## Begin Entries provided
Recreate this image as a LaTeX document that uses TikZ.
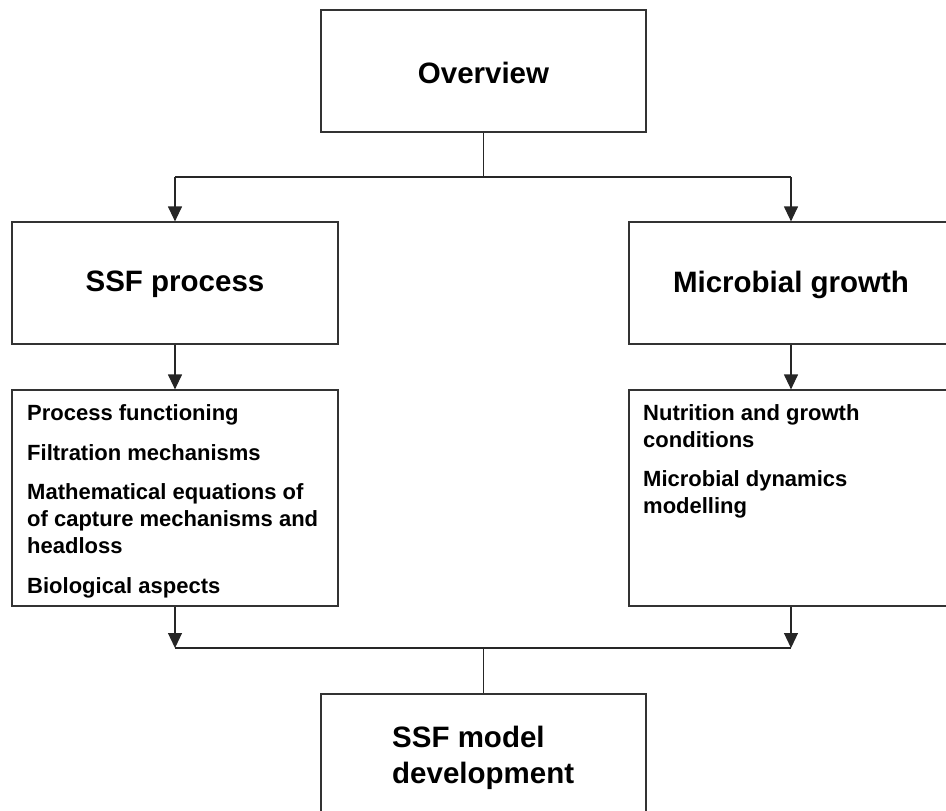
\documentclass[tikz,border=0pt]{standalone}
\usepackage{fontspec}
\setmainfont{Liberation Sans}
\usetikzlibrary{arrows.meta}
\begin{document}
\begin{tikzpicture}[x=1pt,y=-1pt,
  box/.style={draw=black!80, line width=1.2pt, fill=white, inner sep=0pt},
  title/.style={font=\fontsize{29.5}{35.5}\selectfont\bfseries, align=left},
  item/.style={font=\fontsize{22}{27}\selectfont\bfseries, anchor=base west, inner sep=0pt, align=left},
  conn/.style={draw=black!85, line width=1.2pt},
  arr/.style={conn, -{Triangle[length=15pt,width=14pt]}}]
\useasboundingbox (0,0) rectangle (946,811);
\begin{scope}
\clip (0,0) rectangle (946,811);
% boxes
\node[box, minimum width=325pt, minimum height=122pt] (ov) at (483.5,71) {};
\node[title] at (483.5,72.5) {Overview};
\node[box, minimum width=326pt, minimum height=122pt] (ssf) at (175,283) {};
\node[title] at (175,284.5) {SSF process};
\node[box, minimum width=324pt, minimum height=122pt] (mic) at (791,283) {};
\node[title] at (791,284.5) {Microbial growth};
\node[box, minimum width=326pt, minimum height=216pt] (lst) at (175,498) {};
\node[box, minimum width=324pt, minimum height=216pt] (rst) at (791,498) {};
\node[box, minimum width=325pt, minimum height=160pt] (mod) at (483.5,774) {};
% multi-line nodes: base anchor = baseline of last line
\node[title, anchor=base west, inner sep=0pt] at (392,783) {SSF model\\development};
% list texts
\node[item] (l1) at (27,420) {Process functioning};
\node[item] (l2) at (27,460) {Filtration mechanisms};
\node[item] (l3) at (27,553) {Mathematical equations of\\of capture mechanisms and\\headloss};
\node[item] (l4) at (27,593) {Biological aspects};
\node[item] (r1) at (643,447) {Nutrition and growth\\conditions};
\node[item] (r2) at (643,513) {Microbial dynamics\\modelling};
% connectors
\coordinate (top) at (483.5,177);
\coordinate (tl) at (ssf.north |- top);
\coordinate (tr) at (mic.north |- top);
\coordinate (bot) at (483.5,648);
\coordinate (bl) at (lst.south |- bot);
\coordinate (br) at (rst.south |- bot);
\draw[conn] (ov.south) -- (top);
\draw[conn] (tl) -- (tr);
\draw[arr] (tl) -- (ssf.north);
\draw[arr] (tr) -- (mic.north);
\draw[arr] (ssf.south) -- (lst.north);
\draw[arr] (mic.south) -- (rst.north);
\draw[arr] (lst.south) -- (bl);
\draw[arr] (rst.south) -- (br);
\draw[conn] (bl) -- (br);
\draw[conn] (bot) -- (mod.north);
\end{scope}
\end{tikzpicture}
\end{document}
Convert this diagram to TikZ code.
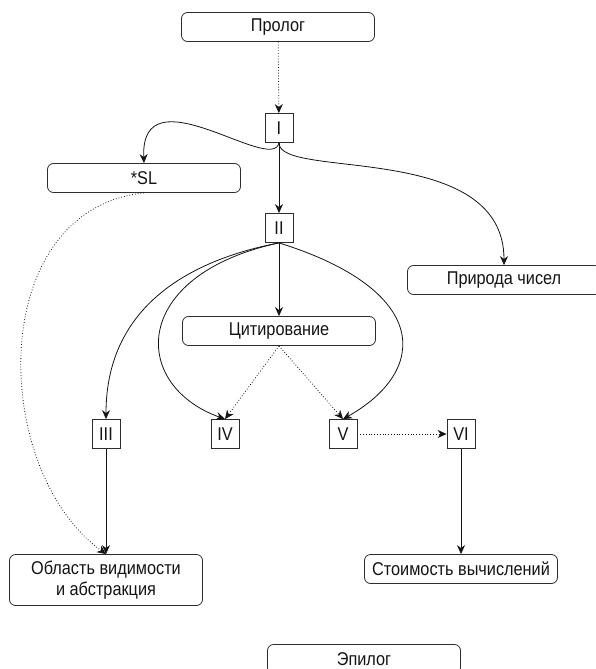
## End Entries provided
Every line above should be returned word for word, with the pictures left behind.

Recreate this image as a LaTeX document that uses TikZ.
\documentclass[tikz,border=0pt]{standalone}
\usepackage{fontspec}
\setmainfont{Liberation Sans}
\usetikzlibrary{arrows.meta}
\begin{document}
\begin{tikzpicture}[x=1pt,y=-1pt,
  box/.style={draw=black!80, line width=1.2pt, fill=white, inner sep=0pt},
  title/.style={font=\fontsize{29.5}{35.5}\selectfont\bfseries, align=left},
  item/.style={font=\fontsize{22}{27}\selectfont\bfseries, anchor=base west, inner sep=0pt, align=left},
  conn/.style={draw=black!85, line width=1.2pt},
  arr/.style={conn, -{Triangle[length=15pt,width=14pt]}}]
\useasboundingbox (0,0) rectangle (946,811);
\begin{scope}
\clip (0,0) rectangle (946,811);
% boxes
\node[box, minimum width=325pt, minimum height=122pt] (ov) at (483.5,71) {};
\node[title] at (483.5,72.5) {Overview};
\node[box, minimum width=326pt, minimum height=122pt] (ssf) at (175,283) {};
\node[title] at (175,284.5) {SSF process};
\node[box, minimum width=324pt, minimum height=122pt] (mic) at (791,283) {};
\node[title] at (791,284.5) {Microbial growth};
\node[box, minimum width=326pt, minimum height=216pt] (lst) at (175,498) {};
\node[box, minimum width=324pt, minimum height=216pt] (rst) at (791,498) {};
\node[box, minimum width=325pt, minimum height=160pt] (mod) at (483.5,774) {};
% multi-line nodes: base anchor = baseline of last line
\node[title, anchor=base west, inner sep=0pt] at (392,783) {SSF model\\development};
% list texts
\node[item] (l1) at (27,420) {Process functioning};
\node[item] (l2) at (27,460) {Filtration mechanisms};
\node[item] (l3) at (27,553) {Mathematical equations of\\of capture mechanisms and\\headloss};
\node[item] (l4) at (27,593) {Biological aspects};
\node[item] (r1) at (643,447) {Nutrition and growth\\conditions};
\node[item] (r2) at (643,513) {Microbial dynamics\\modelling};
% connectors
\coordinate (top) at (483.5,177);
\coordinate (tl) at (ssf.north |- top);
\coordinate (tr) at (mic.north |- top);
\coordinate (bot) at (483.5,648);
\coordinate (bl) at (lst.south |- bot);
\coordinate (br) at (rst.south |- bot);
\draw[conn] (ov.south) -- (top);
\draw[conn] (tl) -- (tr);
\draw[arr] (tl) -- (ssf.north);
\draw[arr] (tr) -- (mic.north);
\draw[arr] (ssf.south) -- (lst.north);
\draw[arr] (mic.south) -- (rst.north);
\draw[arr] (lst.south) -- (bl);
\draw[arr] (rst.south) -- (br);
\draw[conn] (bl) -- (br);
\draw[conn] (bot) -- (mod.north);
\end{scope}
\end{tikzpicture}
\end{document}
Convert this diagram to TikZ code.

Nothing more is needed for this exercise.